▸ Exercise brief
Search the data for the word "with" and copy every line where it occurs.

▸ Source material
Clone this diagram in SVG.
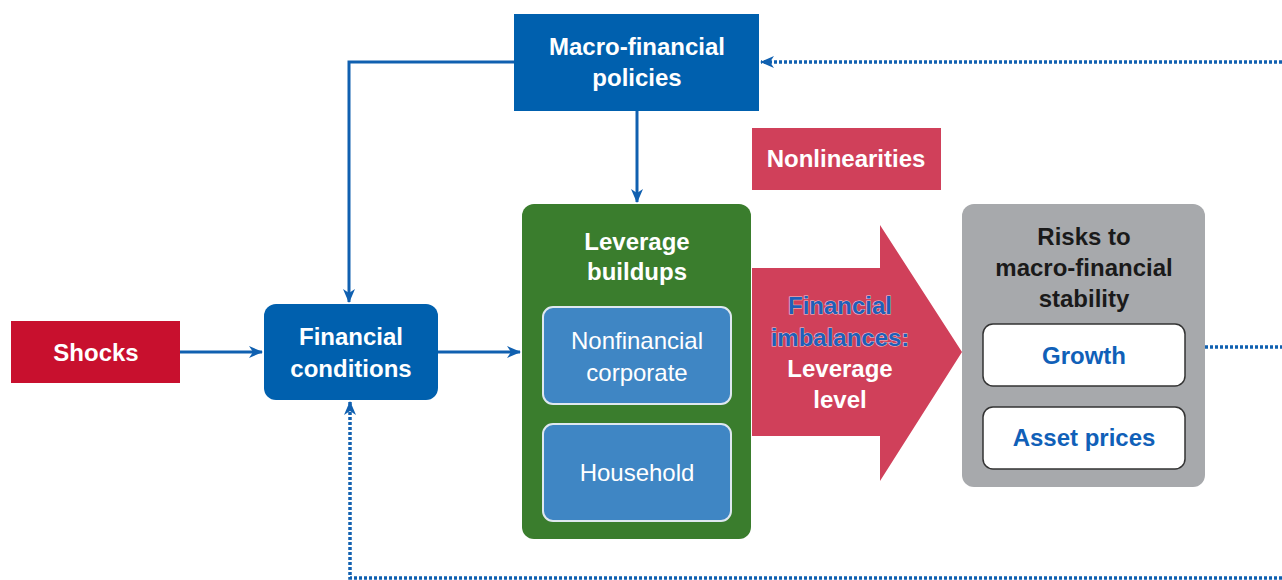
<svg xmlns="http://www.w3.org/2000/svg" width="1282" height="580" viewBox="0 0 1282 580">
<defs>
<style>
text{font-family:"Liberation Sans Narrow","Liberation Sans",Arial,sans-serif;text-anchor:middle;}
.b{font-weight:bold;}
.w{fill:#ffffff;}
.t{font-size:24px;}
.line{fill:none;stroke:#1060b0;stroke-width:3;}
.dot{fill:none;stroke:#1060b0;stroke-width:3.5;stroke-dasharray:3 2;}
</style>
<marker id="ah" viewBox="0 0 14 12" refX="13" refY="6" markerWidth="14" markerHeight="12" markerUnits="userSpaceOnUse" orient="auto">
<path d="M0,0 L14,6 L0,12 L4,6 Z" fill="#1060b0"/>
</marker>
</defs>
<g id="connectors">
<path class="line" d="M514,62 H349 V302" marker-end="url(#ah)"/>
<path class="line" d="M637,111 V202" marker-end="url(#ah)"/>
<path class="line" d="M180,352 H262" marker-end="url(#ah)"/>
<path class="line" d="M438,352 H520" marker-end="url(#ah)"/>
<path class="dot" d="M1282,62 H761" marker-end="url(#ah)"/>
<path class="dot" d="M1185,347 H1282"/>
<path class="dot" d="M1282,578 H350 V402" marker-end="url(#ah)"/>
</g>
<g id="macro">
<rect x="514" y="14" width="245" height="97" fill="#0060ae"/>
<text class="b w t" x="637" y="55">Macro-financial</text>
<text class="b w t" x="637" y="86">policies</text>
</g>
<g id="nonlin">
<rect x="752" y="128" width="189" height="62" fill="#d0405a"/>
<text class="b w t" x="846" y="167">Nonlinearities</text>
</g>
<g id="shocks">
<rect x="11" y="321" width="169" height="62" fill="#c8102e"/>
<text class="b w t" x="96" y="361">Shocks</text>
</g>
<g id="fincond">
<rect x="264" y="304" width="174" height="96" rx="12" fill="#0060ae"/>
<text class="b w t" x="351" y="345">Financial</text>
<text class="b w t" x="351" y="377">conditions</text>
</g>
<g id="leverage">
<rect x="522" y="204" width="229" height="335" rx="12" fill="#3a7d2d"/>
<text class="b w t" x="637" y="250">Leverage</text>
<text class="b w t" x="637" y="280">buildups</text>
</g>
<g id="nonfin">
<rect x="543" y="307" width="188" height="97" rx="10" fill="#3f86c4" stroke="#dfe8f0" stroke-width="2"/>
<text class="w t" x="637" y="349">Nonfinancial</text>
<text class="w t" x="637" y="381">corporate</text>
</g>
<g id="household">
<rect x="543" y="424" width="188" height="97" rx="10" fill="#3f86c4" stroke="#dfe8f0" stroke-width="2"/>
<text class="w t" x="637" y="481">Household</text>
</g>
<g id="imbalances">
<path d="M752,268 H880 V225 L962,352 L880,481 V436 H752 Z" fill="#d0405a"/>
<text class="b t" x="840" y="314" fill="#1f5fb8" stroke="#f2c8d0" stroke-width="1" paint-order="stroke">Financial</text>
<text class="b t" x="840" y="346" fill="#1f5fb8" stroke="#f2c8d0" stroke-width="1" paint-order="stroke">imbalances:</text>
<text class="b w t" x="840" y="377">Leverage</text>
<text class="b w t" x="840" y="408">level</text>
</g>
<g id="risks">
<rect x="962" y="204" width="243" height="283" rx="12" fill="#a7a9ac"/>
<text class="b t" x="1084" y="245" fill="#1a1a1a">Risks to</text>
<text class="b t" x="1084" y="276" fill="#1a1a1a">macro-financial</text>
<text class="b t" x="1084" y="307" fill="#1a1a1a">stability</text>
</g>
<g id="growth">
<rect x="983" y="324" width="202" height="62" rx="10" fill="#ffffff" stroke="#333333" stroke-width="1.5"/>
<text class="b t" x="1084" y="364" fill="#1060b8">Growth</text>
</g>
<g id="asset">
<rect x="983" y="407" width="202" height="62" rx="10" fill="#ffffff" stroke="#333333" stroke-width="1.5"/>
<text class="b t" x="1084" y="446" fill="#1060b8">Asset prices</text>
</g>
</svg>
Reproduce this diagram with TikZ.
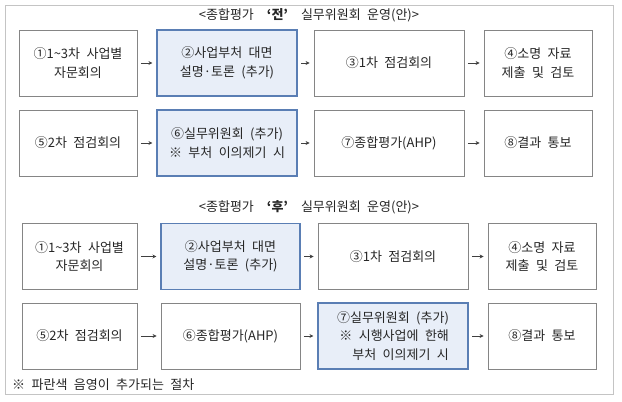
\documentclass[tikz,border=0pt]{standalone}
\usepackage{fontspec}
\setmainfont[WordSpace=2.2]{Noto Sans CJK KR}
\usetikzlibrary{arrows.meta}
\definecolor{bluefill}{HTML}{E8EEF8}
\definecolor{blueline}{HTML}{5A7EB4}
\definecolor{grayline}{HTML}{858585}
\definecolor{frameline}{HTML}{C4C4C4}
\begin{document}
\begin{tikzpicture}[x=1pt,y=-1pt,
  bx/.style={draw=grayline, line width=0.8pt, fill=white, inner sep=0pt, align=center,
    font=\fontsize{13}{18.5}\selectfont, text=black!85},
  bluebx/.style={bx, draw=blueline, line width=1.1pt, fill=bluefill},
  arr/.style={-{Stealth[length=4pt,width=4pt]}, line width=0.8pt, draw=black!75, shorten <=3.5pt, shorten >=4pt},
  ttl/.style={font=\fontsize{13}{16}\selectfont, text=black!85, inner sep=0pt},
  c1t/.style={minimum width=118pt, minimum height=66pt},
  c2t/.style={minimum width=140pt, minimum height=66pt},
  c3t/.style={minimum width=150pt, minimum height=66pt},
  c4t/.style={minimum width=108pt, minimum height=66pt},
  c1b/.style={minimum width=115pt, minimum height=66pt},
  c2b/.style={minimum width=139pt, minimum height=66pt},
  c3b/.style={minimum width=150pt, minimum height=66pt},
  c4b/.style={minimum width=108pt, minimum height=66pt}]
\useasboundingbox (0,0) rectangle (622,402);
\node[draw=frameline, line width=0.8pt, minimum width=608pt, minimum height=389pt, inner sep=0pt] (frame) at (309,199.5) {};

% top section
\node[ttl] (title1) at (309,15) {<종합평가\hspace{13pt}{\bfseries ‘전’}\hspace{13pt}실무위원회 운영(안)>};
\node[bx,c1t] (a1) at (78,63) {①1\textasciitilde3차 사업별\\자문회의};
\node[bluebx,c2t] (a2) at (227,63) {②사업부처 대면\\설명·토론 (추가)};
\node[bx,c3t] (a3) at (389,63) {③1차 점검회의};
\node[bx,c4t] (a4) at (538,63) {④소명 자료\\제출 및 검토};
\node[bx,c1t] (a5) at (78,143) {⑤2차 점검회의};
\node[bluebx,c2t] (a6) at (227,143) {⑥실무위원회 (추가)\\※ 부처 이의제기 시};
\node[bx,c3t] (a7) at (389,143) {⑦종합평가(AHP)};
\node[bx,c4t] (a8) at (538,143) {⑧결과 통보};
\draw[arr] (a1) -- (a2);
\draw[arr] (a2) -- (a3);
\draw[arr] (a3) -- (a4);
\draw[arr] (a5) -- (a6);
\draw[arr] (a6) -- (a7);
\draw[arr] (a7) -- (a8);

% bottom section
\node[ttl] (title2) at (309,207) {<종합평가\hspace{13pt}{\bfseries ‘후’}\hspace{13pt}실무위원회 운영(안)>};
\node[bx,c1b] (b1) at (79.5,256.5) {①1\textasciitilde3차 사업별\\자문회의};
\node[bluebx,c2b] (b2) at (230.5,256.5) {②사업부처 대면\\설명·토론 (추가)};
\node[bx,c3b] (b3) at (393,256.5) {③1차 점검회의};
\node[bx,c4b] (b4) at (542,256.5) {④소명 자료\\제출 및 검토};
\node[bx,c1b] (b5) at (79.5,336) {⑤2차 점검회의};
\node[bx,c2b] (b6) at (230.5,336) {⑥종합평가(AHP)};
\node[bluebx,c3b, align=right] (b7) at (393,336) {⑦실무위원회 (추가)\\※ 시행사업에 한해\\부처 이의제기 시};
\node[bx,c4b] (b8) at (542,336) {⑧결과 통보};
\draw[arr] (b1) -- (b2);
\draw[arr] (b2) -- (b3);
\draw[arr] (b3) -- (b4);
\draw[arr] (b5) -- (b6);
\draw[arr] (b6) -- (b7);
\draw[arr] (b7) -- (b8);

\node[ttl, anchor=west] (note) at (12,385) {※ 파란색 음영이 추가되는 절차};
\end{tikzpicture}
\end{document}
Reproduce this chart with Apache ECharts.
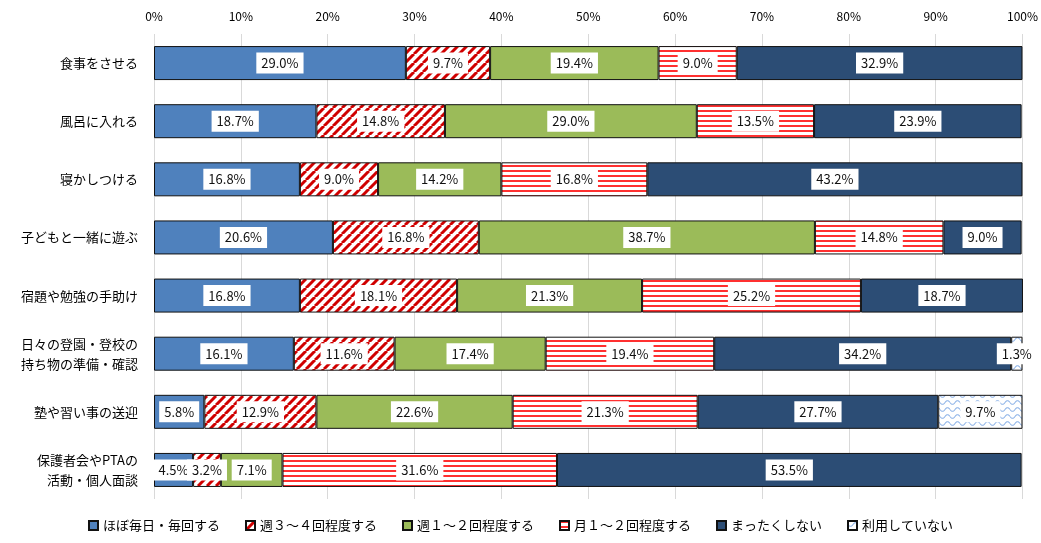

▸ Answer for the task
Reproduce this diagram with TikZ.
Reproduce this chart with Apache ECharts.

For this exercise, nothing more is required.